--- PROBLEM DETAILS ---
Pictures are to be left out. Copy exactly the lines from the one containing "Convert this chart to React, TypeScript" to the one containing "import * as", both ends kept.

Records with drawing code
==*==
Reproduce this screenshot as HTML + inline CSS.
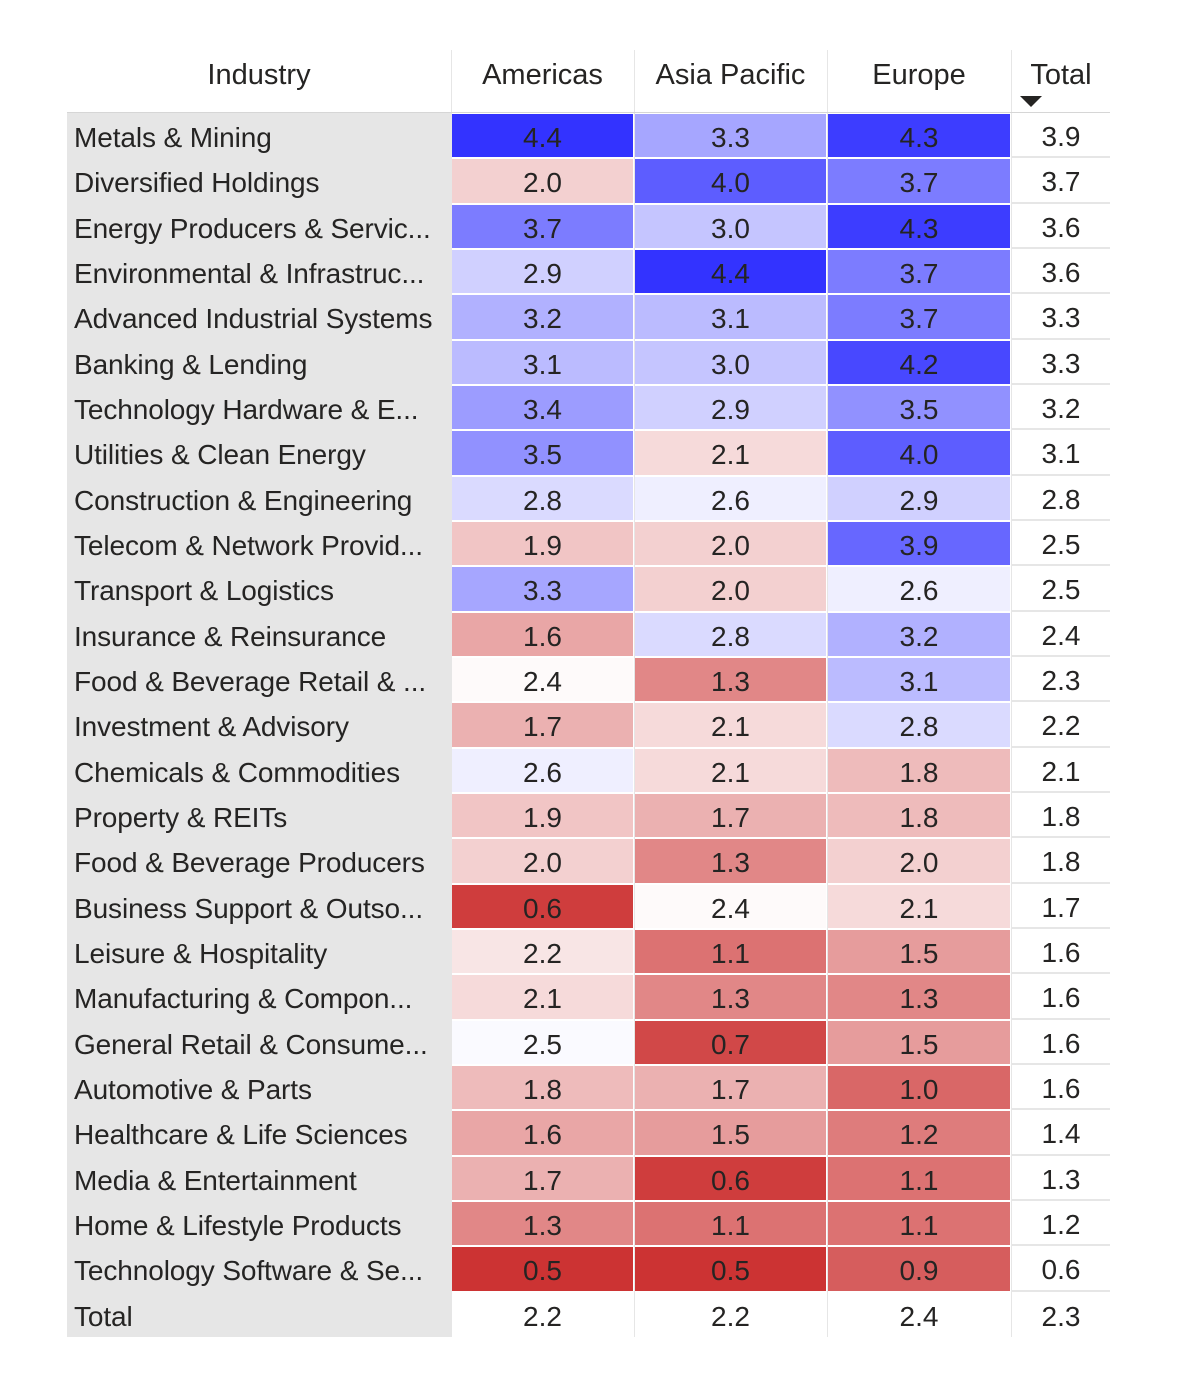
<!DOCTYPE html>
<html><head><meta charset="utf-8">
<style>
body{margin:0;background:#fff;width:1200px;height:1385px;position:relative;overflow:hidden;font-family:"Segoe UI","Liberation Sans",sans-serif;color:#252423}
.c{position:absolute;box-sizing:border-box;display:flex;align-items:center;justify-content:center;font-size:28px;white-space:nowrap;overflow:hidden;padding-top:5px}
.l{justify-content:flex-start;padding-left:7px;letter-spacing:-0.1px}
.h{font-size:29px;padding-top:0}
.ln{padding:0}
</style></head><body>
<div id="t"></div>
<script>
const industries=["Metals & Mining","Diversified Holdings","Energy Producers & Servic...","Environmental & Infrastruc...","Advanced Industrial Systems","Banking & Lending","Technology Hardware & E...","Utilities & Clean Energy","Construction & Engineering","Telecom & Network Provid...","Transport & Logistics","Insurance & Reinsurance","Food & Beverage Retail & ...","Investment & Advisory","Chemicals & Commodities","Property & REITs","Food & Beverage Producers","Business Support & Outso...","Leisure & Hospitality","Manufacturing & Compon...","General Retail & Consume...","Automotive & Parts","Healthcare & Life Sciences","Media & Entertainment","Home & Lifestyle Products","Technology Software & Se..."];
const regions=["Americas","Asia Pacific","Europe"];
const americas=[4.4,2.0,3.7,2.9,3.2,3.1,3.4,3.5,2.8,1.9,3.3,1.6,2.4,1.7,2.6,1.9,2.0,0.6,2.2,2.1,2.5,1.8,1.6,1.7,1.3,0.5];
const asiaPacific=[3.3,4.0,3.0,4.4,3.1,3.0,2.9,2.1,2.6,2.0,2.0,2.8,1.3,2.1,2.1,1.7,1.3,2.4,1.1,1.3,0.7,1.7,1.5,0.6,1.1,0.5];
const europe=[4.3,3.7,4.3,3.7,3.7,4.2,3.5,4.0,2.9,3.9,2.6,3.2,3.1,2.8,1.8,1.8,2.0,2.1,1.5,1.3,1.5,1.0,1.2,1.1,1.1,0.9];
const totals=[3.9,3.7,3.6,3.6,3.3,3.3,3.2,3.1,2.8,2.5,2.5,2.4,2.3,2.2,2.1,1.8,1.8,1.7,1.6,1.6,1.6,1.6,1.4,1.3,1.2,0.6];
const colTotals=[2.2,2.2,2.4,2.3];
const series=[americas,asiaPacific,europe];

const t=document.getElementById('t');
const top0=113,rh=(1337-113)/27;
const cols=[[452,633],[635,826],[828,1010]];
function color(v){
  const mid=2.45,mx=4.4,mn=0.5;
  if(v>=mid){const f=Math.min(1,(v-mid)/(mx-mid));
    return `rgb(${Math.round(255-f*204)},${Math.round(255-f*204)},255)`;}
  const f=Math.min(1,(mid-v)/(mid-mn));
  return `rgb(${Math.round(255-f*51)},${Math.round(255-f*204)},${Math.round(255-f*204)})`;
}
function box(x,y,w,h,txt,bg,cls){
  const d=document.createElement('div');
  d.className='c '+(cls||'');
  d.style.left=x+'px';d.style.top=y+'px';d.style.width=w+'px';d.style.height=h+'px';
  if(bg)d.style.background=bg;
  d.textContent=txt;
  t.appendChild(d);return d;
}
let bg=box(67,top0,384,1337-top0,'','#e6e6e6','ln');


let hd=box(67,50,384,50,'Industry',null,'h');


regions.forEach((r,i)=>{
  let e=box(cols[i][0],50,cols[i][1]-cols[i][0],50,r,null,'h');
  
  
});
let ht=box(1012,50,98,50,'Total',null,'h');


const arr=document.createElementNS('http://www.w3.org/2000/svg','svg');
arr.setAttribute('width','22');arr.setAttribute('height','12');
arr.style.position='absolute';arr.style.left='1020px';arr.style.top='96px';
arr.innerHTML='<polygon points="0,0 22,0 11,11" fill="#252423"/>';


t.appendChild(arr);
[451,634,827,1011].forEach(x=>{
  const s=box(x,50,1,1287,'','#e6e6e6','ln');
  
  
});
const hl=box(67,112,1043,1,'','#d6d6d6','ln');


industries.forEach((name,r)=>{
  const y=top0+r*rh;
  const lab=box(67,y,384,rh,name,null,'l');
  
  
  series.forEach((s,i)=>{
    const v=s[r];
    const c=box(cols[i][0],y+1,cols[i][1]-cols[i][0],rh-2,v.toFixed(1),color(v));
    
    
  });
  const tc=box(1012,y,98,rh,totals[r].toFixed(1),null);
  tc.style.borderBottom='2px solid #e6e6e6';
  
  
});
const yT=top0+26*rh;
const tl=box(67,yT,384,rh,'Total',null,'l');


colTotals.forEach((v,i)=>{
  const x0=i<3?cols[i][0]:1012,x1=i<3?cols[i][1]:1110;
  const e=box(x0,yT,x1-x0,rh,v.toFixed(1),null);
  
  
});
</script>
</body></html>
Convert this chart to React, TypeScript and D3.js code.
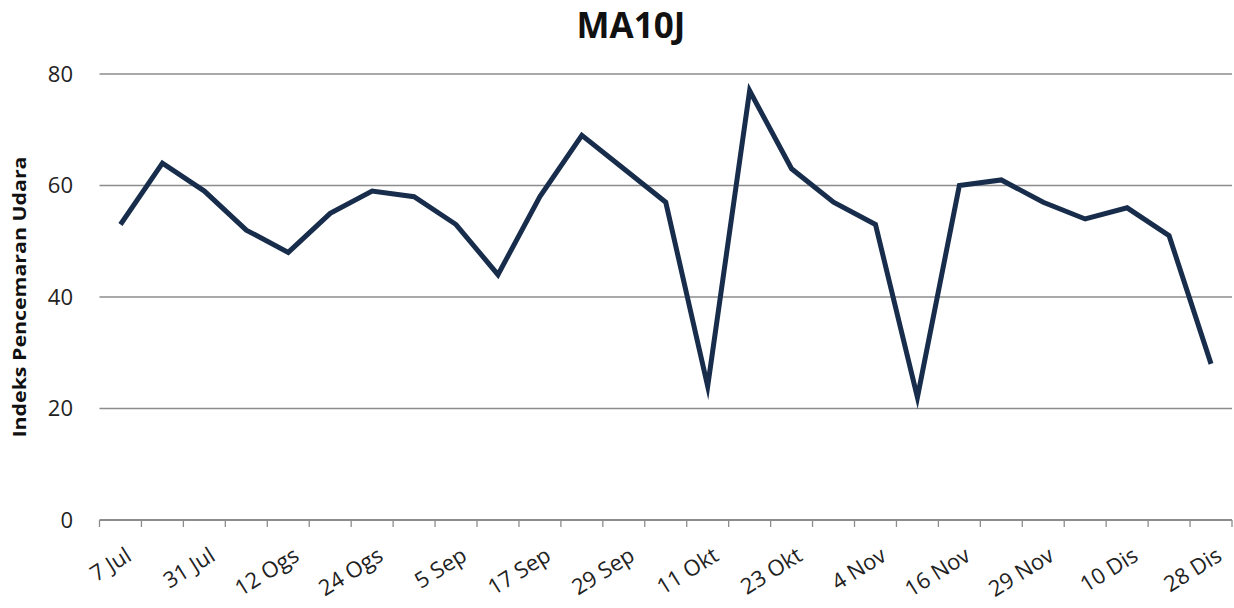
import React from "react";
import * as d3 from "d3";

const categories: string[] = [
  "7 Jul", "19 Jul", "31 Jul", "6 Ogs", "12 Ogs", "18 Ogs", "24 Ogs", "30 Ogs", "5 Sep",
  "11 Sep", "17 Sep", "23 Sep", "29 Sep", "5 Okt", "11 Okt", "17 Okt", "23 Okt", "29 Okt",
  "4 Nov", "10 Nov", "16 Nov", "22 Nov", "29 Nov", "4 Dis", "10 Dis", "16 Dis", "28 Dis",
];
const values: number[] = [
  53, 64, 59, 52, 48, 55, 59, 58, 53, 44, 58, 69, 63, 57, 24, 77, 63, 57, 53, 22, 60, 61, 57, 54, 56, 51, 28,
];
const yTicks: number[] = [0, 20, 40, 60, 80];
const title = "MA10J";
const yLabel = "Indeks Pencemaran Udara";

const W = 1234;
const H = 608;
const left = 99.5;
const right = 1232;
const top = 74;
const bottom = 520;
const font = "'Open Sans', 'Liberation Sans', sans-serif";

export default function App() {
  const x = d3.scaleBand<string>().domain(categories).range([left, right]).padding(0);
  const y = d3.scaleLinear().domain([0, 80]).range([bottom, top]);
  const bw = x.bandwidth();
  const line = d3
    .line<number>()
    .x((_, i) => (x(categories[i]) as number) + bw / 2)
    .y((d) => y(d));
  const tickXs = d3.range(categories.length + 1).map((i) => left + i * bw);

  return (
    <svg width={W} height={H} style={{ position: "absolute", left: 0, top: 0, background: "#fff" }}>
      <text x={631} y={38} textAnchor="middle" fontFamily={font} fontWeight="bold" fontSize={35} fill="#111">
        {title}
      </text>
      {yTicks.map((t) => (
        <g key={t}>
          {t > 0 && <line x1={left} x2={right} y1={y(t)} y2={y(t)} stroke="#8c8c8c" strokeWidth={1.3} />}
          <text x={73} y={y(t)} dy="0.36em" textAnchor="end" fontFamily={font} fontSize={22} fill="#222">
            {t}
          </text>
        </g>
      ))}
      <text
        transform={`translate(26, 297) rotate(-90)`}
        textAnchor="middle"
        fontFamily={font}
        fontWeight="bold"
        fontSize={18}
        textLength={281}
        lengthAdjust="spacingAndGlyphs"
        fill="#111"
      >
        {yLabel}
      </text>
      <line x1={left} x2={right} y1={bottom} y2={bottom} stroke="#8c8c8c" strokeWidth={1.8} />
      {tickXs.map((tx, i) => (
        <line key={i} x1={tx} x2={tx} y1={bottom} y2={bottom + 7} stroke="#8c8c8c" strokeWidth={1.3} />
      ))}
      {categories.map((c, i) =>
        i % 2 === 0 ? (
          <text
            key={c}
            transform={`translate(${(x(c) as number) + bw / 2 + 4}, 546) rotate(-32)`}
            textAnchor="end"
            dy="0.72em"
            fontFamily={font}
            fontSize={22}
            fill="#222"
          >
            {c}
          </text>
        ) : null
      )}
      <path d={line(values) || ""} fill="none" stroke="#172d4b" strokeWidth={5} strokeLinejoin="miter" strokeMiterlimit={10} />
    </svg>
  );
}
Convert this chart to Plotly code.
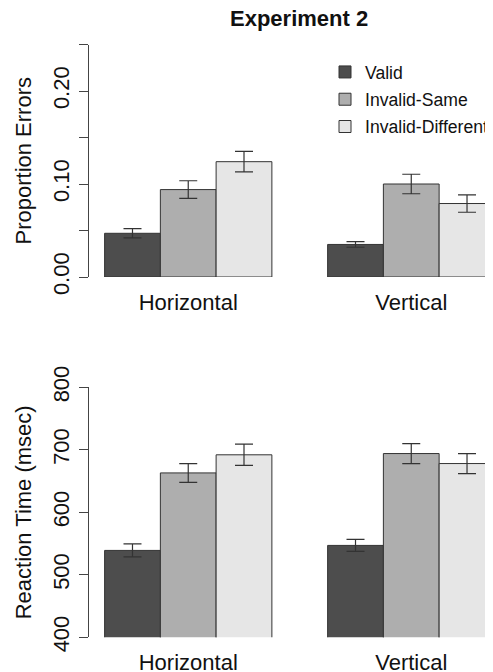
==*==
--- TASK RESPONSE ---
Convert this chart to React, TypeScript and D3.js code.
import React from "react";
import * as d3 from "d3";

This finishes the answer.